У страны бывает национальная идея и идеология — у корпорации корпоративный кодекс и пиар. Нетрудно заметить, что все современные попытки выстроить патриотическую идеологию построены всецело по законам рекламы, для которой важны не истинные свойства товара, а задача его впарить — оттого и жонглирование слоганами («суверенная демократия», «энергетическая сверхдержава», «Россия, вперед!» — без конкретизации, откуда и куда; вообще главное не осмысленность, не наличие под слоганом хоть какой-то базы, а хлесткость и броскость), и циничная гибкость в риторике в зависимости от таргет-группы.

Для страны стабильность и лояльность (в отношении населения) могут быть лишь средством дальнейшего развития — для корпорации они (в отношении персонала) цель: необходимое и достаточное условие, чтобы кадры не мешали извлекать прибыль и послушно ротировались. Персонал, он же население, впрочем, в активной массе своей отвечает взаимностью: охотно включаясь в истерические накачки лояльности в духе корпоративных тренингов, при случае всегда готов урвать кусочек активов, соскочить с «золотым парашютом», переехать в другую корпорацию, где платят больше (лояльные речевки забываются мгновенно).

Стране для роста нужны хорошо работающие социальные лифты — корпорации достаточно их видимости (незаменимых нет, недовольны — новых наберем).

Стране для динамики нужны гражданские вольности и общественная дискуссия — корпорацию вполне устраивают симулякры свободы (неважно, что делает сотрудник в свободное время — сидит в интернете или увлекается групповым сексом; главное, чтоб на службе соблюдал дресс-код, проходил фейс-контроль и не лез в обсуждение стратегии).

Стране инновации, да вообще всяческие новые горизонты, нужны для продолжения себя в бесконечное будущее — корпорации по преимуществу для ухода от налогов и тихого распила; у нее будущее ограничено, конъюнктура изменится — тогда и перепрофилируемся, а нет — так бабло сольем в офшор и объявим себя банкротом, персонал пускай сам выплывает.

Эт цетера.

Если это верно, то горькая пикантность вот в чем: страна, начав жить по законам корпорации, об этом не догадывается. Считает себя страной и пытается разглядеть в зеркале искусства страну.
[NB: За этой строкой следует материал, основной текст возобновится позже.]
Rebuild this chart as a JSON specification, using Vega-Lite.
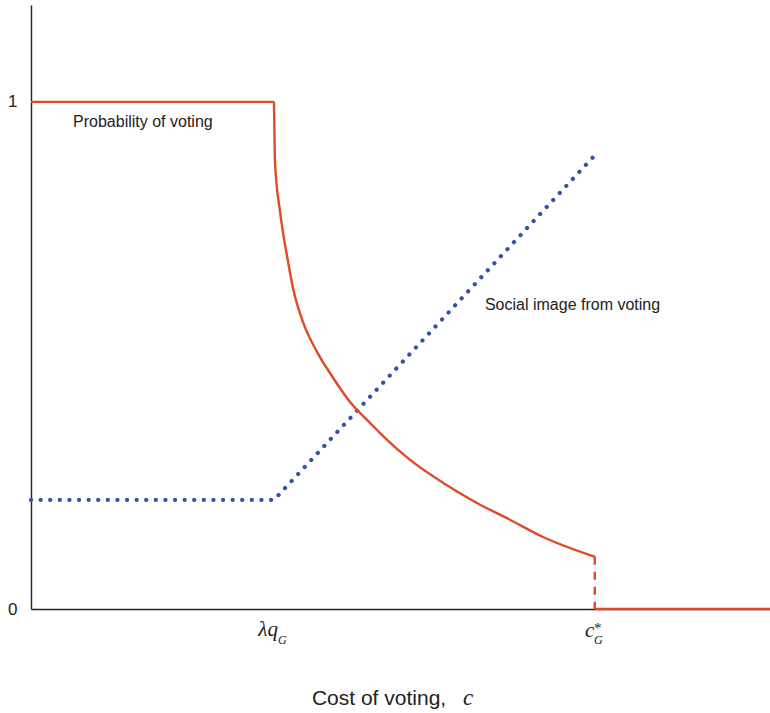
{
  "$schema": "https://vega.github.io/schema/vega-lite/v6.json",
  "autosize": "none",
  "padding": {"left": 31, "top": 5, "right": 0, "bottom": 104},
  "width": 739,
  "height": 604,
  "background": "white",
  "config": {"view": {"stroke": null}},
  "datasets": {
    "flat": [
      {"i": 0, "c": 0, "value": 1},
      {"i": 1, "c": 1.0, "value": 1}
    ],
    "prob": [
      {"i": 1, "c": 1.0, "value": 1},
      {"i": 2, "c": 1.004, "value": 0.882},
      {"i": 3, "c": 1.025, "value": 0.783},
      {"i": 4, "c": 1.053, "value": 0.698},
      {"i": 5, "c": 1.078, "value": 0.633},
      {"i": 6, "c": 1.119, "value": 0.566},
      {"i": 7, "c": 1.177, "value": 0.507},
      {"i": 8, "c": 1.243, "value": 0.456},
      {"i": 9, "c": 1.313, "value": 0.408},
      {"i": 10, "c": 1.395, "value": 0.367},
      {"i": 11, "c": 1.436, "value": 0.347},
      {"i": 12, "c": 1.56, "value": 0.294},
      {"i": 13, "c": 1.695, "value": 0.249},
      {"i": 14, "c": 1.835, "value": 0.209},
      {"i": 15, "c": 1.971, "value": 0.176},
      {"i": 16, "c": 2.107, "value": 0.142},
      {"i": 17, "c": 2.32, "value": 0.103}
    ],
    "jump": [
      {"i": 0, "c": 2.32, "value": 0.103},
      {"i": 1, "c": 2.32, "value": 0}
    ],
    "zero": [
      {"i": 0, "c": 2.32, "value": 0},
      {"i": 1, "c": 3.041, "value": 0}
    ],
    "image": [
      {"i": 0, "c": 0, "value": 0.215},
      {"i": 1, "c": 1.0, "value": 0.215},
      {"i": 2, "c": 2.313, "value": 0.891}
    ],
    "notes": [
      {"c": 0.173, "value": 0.951, "t": "Probability of voting"},
      {"c": 1.868, "value": 0.59, "t": "Social image from voting"}
    ],
    "lam": [
      {"c": 1.016, "value": -0.053, "t": "λq"}
    ],
    "cstar": [
      {"c": 2.28, "value": -0.055, "t": "c"}
    ],
    "sub": [
      {"c": 1.016, "value": -0.069, "t": "G"},
      {"c": 2.317, "value": -0.069, "t": "G"}
    ],
    "star": [
      {"c": 2.317, "value": -0.047, "t": "*"}
    ],
    "title1": [
      {"c": 1.156, "value": -0.189, "t": "Cost of voting,"}
    ],
    "title2": [
      {"c": 1.778, "value": -0.189, "t": "c"}
    ]
  },
  "encoding": {
    "x": {"field": "c", "type": "quantitative", "scale": {"domain": [0, 3.041], "nice": false, "zero": false},
          "axis": {"labels": false, "ticks": false, "grid": false, "title": null, "domainColor": "#222222", "domainWidth": 1.4}},
    "y": {"field": "value", "type": "quantitative", "scale": {"domain": [0, 1.191], "nice": false, "zero": false},
          "axis": {"values": [0, 1], "format": "d", "ticks": false, "grid": false, "title": null, "labelFont": "Liberation Sans", "labelFontSize": 17, "labelColor": "#222222", "labelPadding": 14, "domainColor": "#222222", "domainWidth": 1.4}}
  },
  "layer": [
    {"data": {"name": "image"}, "mark": {"type": "line", "color": "#3553a6", "strokeWidth": 4.2, "strokeCap": "round", "strokeDash": [0.1, 9.5]},
     "encoding": {"order": {"field": "i", "type": "quantitative"}}},
    {"data": {"name": "flat"}, "mark": {"type": "line", "color": "#e04a26", "strokeWidth": 2.4},
     "encoding": {"order": {"field": "i", "type": "quantitative"}}},
    {"data": {"name": "prob"}, "mark": {"type": "line", "color": "#e04a26", "strokeWidth": 2.4, "interpolate": "monotone"},
     "encoding": {"order": {"field": "i", "type": "quantitative"}}},
    {"data": {"name": "jump"}, "mark": {"type": "line", "color": "#e04a26", "strokeWidth": 2.4, "strokeDash": [8, 7]},
     "encoding": {"order": {"field": "i", "type": "quantitative"}}},
    {"data": {"name": "zero"}, "mark": {"type": "line", "color": "#e04a26", "strokeWidth": 2.6},
     "encoding": {"order": {"field": "i", "type": "quantitative"}}},
    {"data": {"name": "notes"}, "mark": {"type": "text", "align": "left", "baseline": "alphabetic", "font": "Liberation Sans", "fontSize": 16, "color": "#222222"},
     "encoding": {"text": {"field": "t"}}},
    {"data": {"name": "lam"}, "mark": {"type": "text", "align": "right", "baseline": "alphabetic", "font": "Liberation Serif", "fontStyle": "italic", "fontSize": 21, "color": "#222222"},
     "encoding": {"text": {"field": "t"}}},
    {"data": {"name": "cstar"}, "mark": {"type": "text", "align": "left", "baseline": "alphabetic", "font": "Liberation Serif", "fontStyle": "italic", "fontSize": 21, "color": "#222222"},
     "encoding": {"text": {"field": "t"}}},
    {"data": {"name": "sub"}, "mark": {"type": "text", "align": "left", "baseline": "alphabetic", "font": "Liberation Serif", "fontStyle": "italic", "fontSize": 12, "color": "#222222"},
     "encoding": {"text": {"field": "t"}}},
    {"data": {"name": "star"}, "mark": {"type": "text", "align": "left", "baseline": "alphabetic", "font": "Liberation Serif", "fontSize": 15, "color": "#222222"},
     "encoding": {"text": {"field": "t"}}},
    {"data": {"name": "title1"}, "mark": {"type": "text", "align": "left", "baseline": "alphabetic", "font": "Liberation Sans", "fontSize": 21, "color": "#222222"},
     "encoding": {"text": {"field": "t"}}},
    {"data": {"name": "title2"}, "mark": {"type": "text", "align": "left", "baseline": "alphabetic", "font": "Liberation Serif", "fontStyle": "italic", "fontSize": 23, "color": "#222222"},
     "encoding": {"text": {"field": "t"}}}
  ]
}
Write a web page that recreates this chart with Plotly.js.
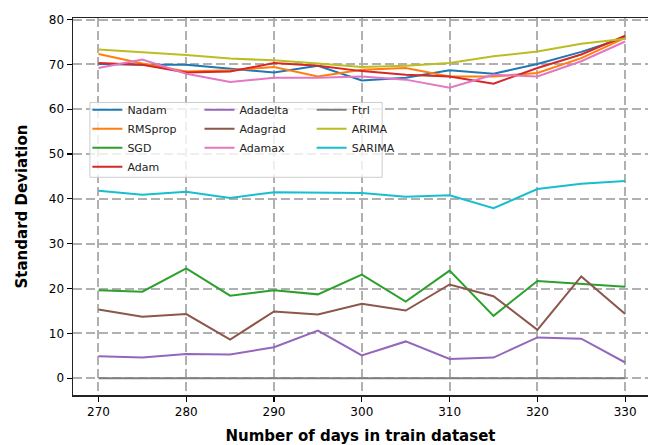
<!DOCTYPE html>
<html>
<head>
<meta charset="utf-8">
<script src="https://cdn.plot.ly/plotly-3.0.1.min.js"></script>
<style>html,body{margin:0;padding:0;background:#fff;}#chart{width:648px;height:445px;}</style>
</head>
<body>
<div id="chart"></div>
<script>
const days = [270, 275, 280, 285, 290, 295, 300, 305, 310, 315, 320, 325, 330];
const nadam    = [70.1, 69.9, 69.9, 69.0, 68.2, 69.7, 66.4, 67.0, 68.7, 67.9, 70.1, 72.8, 76.0];
const rmsprop  = [72.3, 70.2, 68.4, 68.7, 69.4, 67.3, 68.8, 69.2, 67.3, 67.3, 68.1, 71.4, 75.9];
const sgd      = [19.6, 19.3, 24.5, 18.4, 19.6, 18.7, 23.1, 17.1, 24.0, 13.9, 21.7, 21.0, 20.4];
const adam     = [70.3, 69.9, 68.2, 68.4, 70.3, 69.7, 68.5, 67.7, 67.3, 65.7, 69.2, 72.2, 76.4];
const adadelta = [4.9, 4.6, 5.4, 5.3, 6.9, 10.6, 5.1, 8.2, 4.3, 4.6, 9.1, 8.8, 3.5];
const adagrad  = [15.3, 13.7, 14.3, 8.6, 14.9, 14.2, 16.6, 15.1, 20.9, 18.3, 10.8, 22.7, 14.3];
const adamax   = [69.2, 71.1, 67.9, 66.1, 67.0, 67.0, 67.3, 66.6, 64.8, 67.7, 67.3, 70.7, 75.1];
const ftrl     = [0, 0, 0, 0, 0, 0, 0, 0, 0, 0, 0, 0, 0];
const arima    = [73.3, 72.7, 72.1, 71.3, 70.9, 70.2, 69.4, 69.7, 70.3, 71.8, 72.9, 74.6, 75.7];
const sarima   = [41.8, 40.9, 41.6, 40.2, 41.5, 41.4, 41.3, 40.5, 40.8, 37.9, 42.2, 43.4, 44.0];
const xTicks = [270, 280, 290, 300, 310, 320, 330];
const yTicks = [0, 10, 20, 30, 40, 50, 60, 70, 80];

const series = [
  {name: 'Nadam', y: nadam, color: '#1f77b4', legend: 'legend'},
  {name: 'RMSprop', y: rmsprop, color: '#ff7f0e', legend: 'legend'},
  {name: 'SGD', y: sgd, color: '#2ca02c', legend: 'legend'},
  {name: 'Adam', y: adam, color: '#d62728', legend: 'legend'},
  {name: 'Adadelta', y: adadelta, color: '#9467bd', legend: 'legend2'},
  {name: 'Adagrad', y: adagrad, color: '#8c564b', legend: 'legend2'},
  {name: 'Adamax', y: adamax, color: '#e377c2', legend: 'legend2'},
  {name: 'Ftrl', y: ftrl, color: '#7f7f7f', legend: 'legend3'},
  {name: 'ARIMA', y: arima, color: '#bcbd22', legend: 'legend3'},
  {name: 'SARIMA', y: sarima, color: '#17becf', legend: 'legend3'}
];

const traces = series.map(s => ({
  x: days, y: s.y, name: s.name, type: 'scatter', mode: 'lines',
  line: {color: s.color, width: 2}, legend: s.legend
}));

const legFont = {family: 'DejaVu Sans', size: 11, color: '#222'};
const legBase = {font: legFont, bgcolor: 'rgba(0,0,0,0)', borderwidth: 0,
  yanchor: 'top', xanchor: 'left', tracegroupgap: 0};

const layout = {
  width: 648, height: 445,
  margin: {l: 73, r: 0, t: 18, b: 50},
  paper_bgcolor: '#fff', plot_bgcolor: '#fff',
  font: {family: 'DejaVu Sans', size: 12, color: '#000'},
  xaxis: {
    range: [267.1, 332.6], tickvals: xTicks, ticks: 'outside', ticklen: 5, tickwidth: 1.2,
    tickcolor: '#000', showline: true, linecolor: '#222', linewidth: 1.5, mirror: true,
    showgrid: true, gridcolor: '#b0b0b0', gridwidth: 2, griddash: '9px,4px', zeroline: false,
    tickfont: {family: 'DejaVu Sans', size: 12, color: '#000'},
    title: {text: '<b>Number of days in train dataset</b>', font: {family: 'DejaVu Sans', size: 15, color: '#000'}, standoff: 13}
  },
  yaxis: {
    range: [-3.75, 80.35], tickvals: yTicks, ticks: 'outside', ticklen: 5, tickwidth: 1.2,
    tickcolor: '#000', showline: true, linecolor: '#222', linewidth: 1.5,
    showgrid: true, gridcolor: '#b0b0b0', gridwidth: 2, griddash: '9px,4px', zeroline: false,
    tickfont: {family: 'DejaVu Sans', size: 12, color: '#000'},
    title: {text: '<b>Standard Deviation</b>', font: {family: 'DejaVu Sans', size: 15, color: '#000'}, standoff: 17}
  },
  legend: Object.assign({}, legBase, {x: 0.025, y: 0.795}),
  legend2: Object.assign({}, legBase, {x: 0.22, y: 0.795}),
  legend3: Object.assign({}, legBase, {x: 0.415, y: 0.795}),
  shapes: [{
    type: 'rect', xref: 'paper', yref: 'paper', layer: 'above',
    x0: 0.0294, x1: 0.5377, y0: 0.5775, y1: 0.776,
    fillcolor: 'rgba(255,255,255,0.8)', line: {color: '#cccccc', width: 1}
  }],
  showlegend: true
};

Plotly.newPlot('chart', traces, layout, {displayModeBar: false, staticPlot: true});
</script>
</body>
</html>
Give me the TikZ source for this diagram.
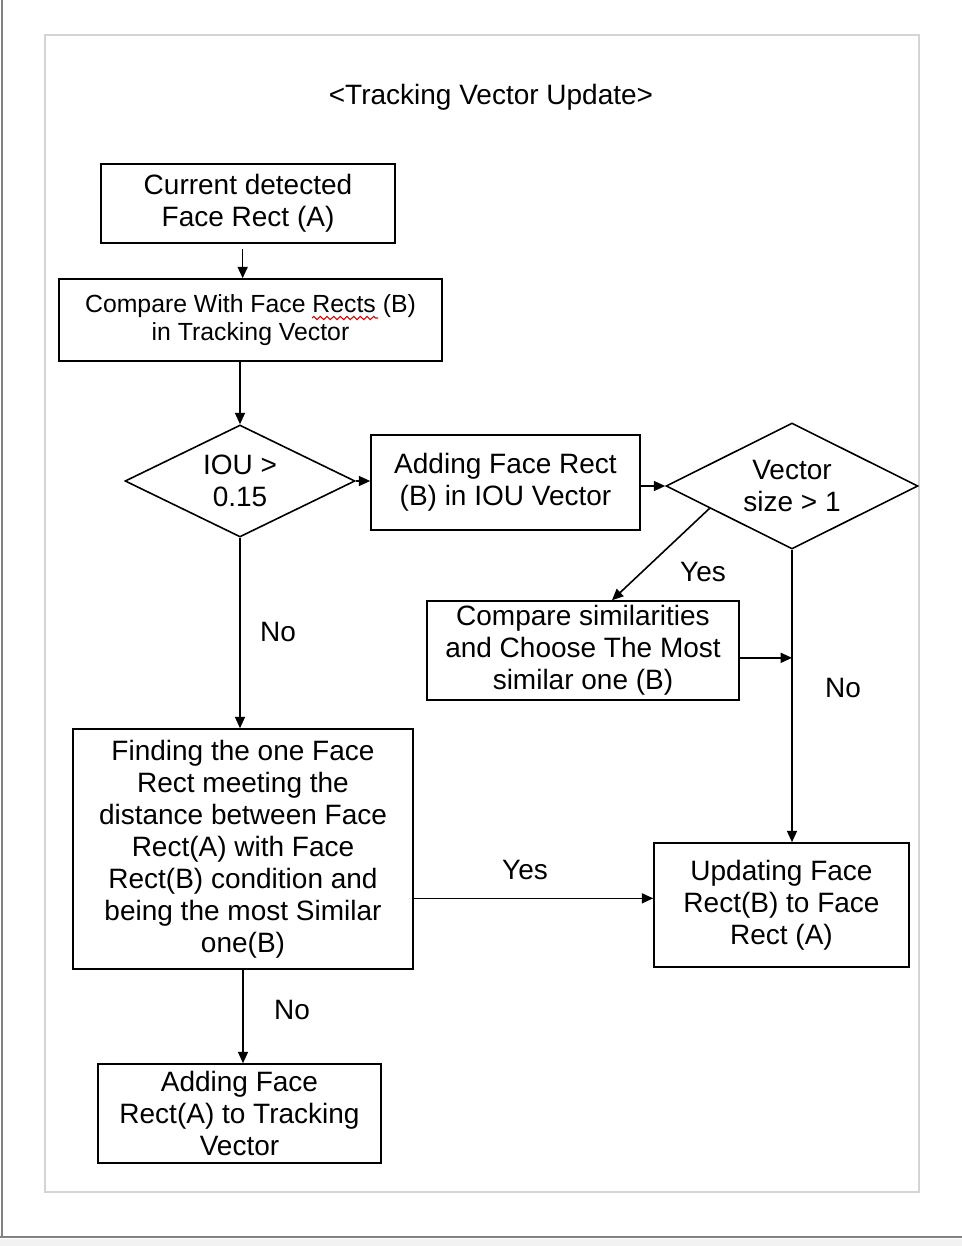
\documentclass[tikz,border=0pt]{standalone}
\usepackage{fontspec}
\setmainfont{Liberation Sans}
\usetikzlibrary{shapes.geometric,arrows.meta,calc,decorations.pathmorphing}
\definecolor{framegray}{RGB}{130,130,130}
\definecolor{pagegray}{RGB}{212,212,212}
\begin{document}
\begin{tikzpicture}[x=0.75pt,y=-0.75pt,
  box/.style={draw=black,line width=1.2pt,rectangle,inner sep=0pt,align=center,font=\fontsize{21}{24}\selectfont},
  dia/.style={draw=black,line width=1.2pt,diamond,inner sep=0pt,align=center,font=\fontsize{21}{24}\selectfont},
  arr/.style={draw=black,line width=1.2pt,-{Triangle[length=8.5pt,width=7.5pt]}},
  lbl/.style={font=\fontsize{21}{24}\selectfont,inner sep=0pt}]
\useasboundingbox (0,0) rectangle (962,1246);
% outer window frame
\fill[black!5] (0,1239) rectangle (962,1246);
\draw[framegray,line width=1.5pt] (2,0) -- (2,1237);
\draw[framegray,line width=2.2pt] (0,1237) -- (962,1237);
% page
\draw[pagegray,line width=1.5pt] (45,35) rectangle (919,1192);

\node[lbl] (title) at (491,97) {<Tracking Vector Update>};

\node[box,minimum width=220.5pt,minimum height=59.25pt] (b1) at (248,203.5) {Current detected\\Face Rect (A)};
\node[box,minimum width=287.25pt,minimum height=61.5pt,font=\fontsize{18.6}{21}\selectfont] (b2) at (250.5,320) {Compare With Face Rects (B)\\in Tracking Vector};
\node[dia,minimum width=172.5pt,minimum height=84pt,shape aspect=2] (d1) at (240,481) {IOU >\\0.15};
\node[box,minimum width=201.75pt,minimum height=71.25pt] (b3) at (505.5,482.5) {Adding Face Rect\\(B) in IOU Vector};
\node[dia,minimum width=189pt,minimum height=94.5pt,shape aspect=2] (d2) at (792,486) {Vector\\size > 1};
\node[box,minimum width=234pt,minimum height=74.25pt] (b4) at (583,650.5) {Compare similarities\\and Choose The Most\\similar one (B)};
\node[box,minimum width=255pt,minimum height=180pt] (b5) at (243,849) {Finding the one Face\\Rect meeting the\\distance between Face\\Rect(A) with Face\\Rect(B) condition and\\being the most Similar\\one(B)};
\node[box,minimum width=191.25pt,minimum height=93pt] (b6) at (781.5,905) {Updating Face\\Rect(B) to Face\\Rect (A)};
\node[box,minimum width=212.25pt,minimum height=74.25pt] (b7) at (239.5,1113.5) {Adding Face\\Rect(A) to Tracking\\Vector};

% spell-check squiggle under "Rects"
\draw[red!85!black,line width=0.8pt,decorate,decoration={zigzag,segment length=5pt,amplitude=1.2pt}] (312,318) -- (378,318);

% connectors
\draw[arr] ([xshift=-4pt,yshift=-4pt]b1.south) -- ([xshift=-4pt]b1.south |- b2.north);
\draw[arr] (b2.south -| d1.north) -- (d1.north);
\draw[arr] (d1.east) -- (d1.east -| b3.west);
\draw[arr] (d2.west -| b3.east) -- (d2.west);
\draw[arr] ($(d2.west)!0.35!(d2.south)$) -- ($(b4.north)+(29,0)$);
\draw[arr] ([yshift=-5.5pt]b4.east) -- ([yshift=-5.5pt]b4.east -| d2.south);
\draw[arr] (d2.south) -- (d2.south |- b6.north);
\draw[arr] (d1.south) -- (d1.south |- b5.north);
\draw[arr] ([yshift=5pt]b6.west -| b5.east) -- ([yshift=5pt]b6.west);
\draw[arr] (b5.south) -- (b5.south |- b7.north);

% labels
\node[lbl] (yes1) at (703,572) {Yes};
\node[lbl] (no1) at (278,632) {No};
\node[lbl] (no2) at (843,688) {No};
\node[lbl] (yes2) at (525,870) {Yes};
\node[lbl] (no3) at (292,1010) {No};
\end{tikzpicture}
\end{document}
Но у страны и у корпорации разная, что ли, длина волны. И мы видим то, что видим — не видим, точнее сказать. Обнуление в зеркале — вместо отражения.

В принципе, можно перенастроить зрение.

Но лучше бы перенастроить себя.

Потому что банкротство корпорации — вещь житейская и нестрашная.

Банкротство страны — совсем, совсем другое дело.